# EXERCISE GOAL
Set out every line bearing the string "that".

[start]

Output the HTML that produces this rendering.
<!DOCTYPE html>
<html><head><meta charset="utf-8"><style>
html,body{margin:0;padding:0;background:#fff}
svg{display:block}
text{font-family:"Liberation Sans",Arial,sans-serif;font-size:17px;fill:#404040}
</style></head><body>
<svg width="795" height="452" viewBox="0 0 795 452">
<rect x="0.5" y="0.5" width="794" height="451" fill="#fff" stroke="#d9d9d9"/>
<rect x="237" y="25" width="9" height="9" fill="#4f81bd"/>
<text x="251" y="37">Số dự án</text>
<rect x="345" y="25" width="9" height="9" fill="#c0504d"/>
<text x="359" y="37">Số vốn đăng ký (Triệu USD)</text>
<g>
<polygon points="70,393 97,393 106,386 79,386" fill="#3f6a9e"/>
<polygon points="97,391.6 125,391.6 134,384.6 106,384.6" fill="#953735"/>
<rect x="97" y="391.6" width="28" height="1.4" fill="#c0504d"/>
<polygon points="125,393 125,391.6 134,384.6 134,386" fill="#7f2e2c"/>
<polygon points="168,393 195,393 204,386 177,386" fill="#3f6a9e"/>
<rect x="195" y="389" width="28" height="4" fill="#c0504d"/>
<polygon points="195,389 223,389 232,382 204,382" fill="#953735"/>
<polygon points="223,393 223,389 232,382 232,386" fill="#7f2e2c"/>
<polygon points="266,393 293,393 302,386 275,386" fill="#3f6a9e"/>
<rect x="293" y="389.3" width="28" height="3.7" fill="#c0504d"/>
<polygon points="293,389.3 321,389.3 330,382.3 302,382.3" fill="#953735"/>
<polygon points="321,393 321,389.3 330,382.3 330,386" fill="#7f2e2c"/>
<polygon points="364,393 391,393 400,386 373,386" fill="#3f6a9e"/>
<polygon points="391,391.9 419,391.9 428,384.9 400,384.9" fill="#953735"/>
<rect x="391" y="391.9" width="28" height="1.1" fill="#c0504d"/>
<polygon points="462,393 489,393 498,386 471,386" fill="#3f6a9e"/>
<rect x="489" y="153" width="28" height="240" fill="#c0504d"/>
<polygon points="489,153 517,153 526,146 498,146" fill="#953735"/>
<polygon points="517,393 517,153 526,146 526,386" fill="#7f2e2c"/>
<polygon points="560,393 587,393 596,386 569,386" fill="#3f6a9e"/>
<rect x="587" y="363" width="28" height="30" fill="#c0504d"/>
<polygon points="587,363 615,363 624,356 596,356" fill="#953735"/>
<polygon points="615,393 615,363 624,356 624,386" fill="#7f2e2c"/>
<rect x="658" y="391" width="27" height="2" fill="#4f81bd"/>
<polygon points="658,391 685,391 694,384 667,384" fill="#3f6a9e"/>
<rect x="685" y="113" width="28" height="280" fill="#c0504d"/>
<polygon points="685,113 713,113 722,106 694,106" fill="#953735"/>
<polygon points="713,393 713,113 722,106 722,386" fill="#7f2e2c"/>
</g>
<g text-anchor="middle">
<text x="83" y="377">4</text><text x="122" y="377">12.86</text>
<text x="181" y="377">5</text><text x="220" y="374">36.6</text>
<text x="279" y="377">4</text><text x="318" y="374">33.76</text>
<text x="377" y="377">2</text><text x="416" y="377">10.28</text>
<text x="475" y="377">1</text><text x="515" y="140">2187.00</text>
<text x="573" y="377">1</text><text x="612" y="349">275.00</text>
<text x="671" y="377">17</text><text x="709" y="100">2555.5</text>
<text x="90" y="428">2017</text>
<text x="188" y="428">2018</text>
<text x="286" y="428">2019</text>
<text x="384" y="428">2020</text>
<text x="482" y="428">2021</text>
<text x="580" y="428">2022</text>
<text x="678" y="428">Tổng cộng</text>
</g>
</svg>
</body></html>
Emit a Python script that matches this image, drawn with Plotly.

[end]

# SOLUTION
Output the HTML that produces this rendering.
Emit a Python script that matches this image, drawn with Plotly.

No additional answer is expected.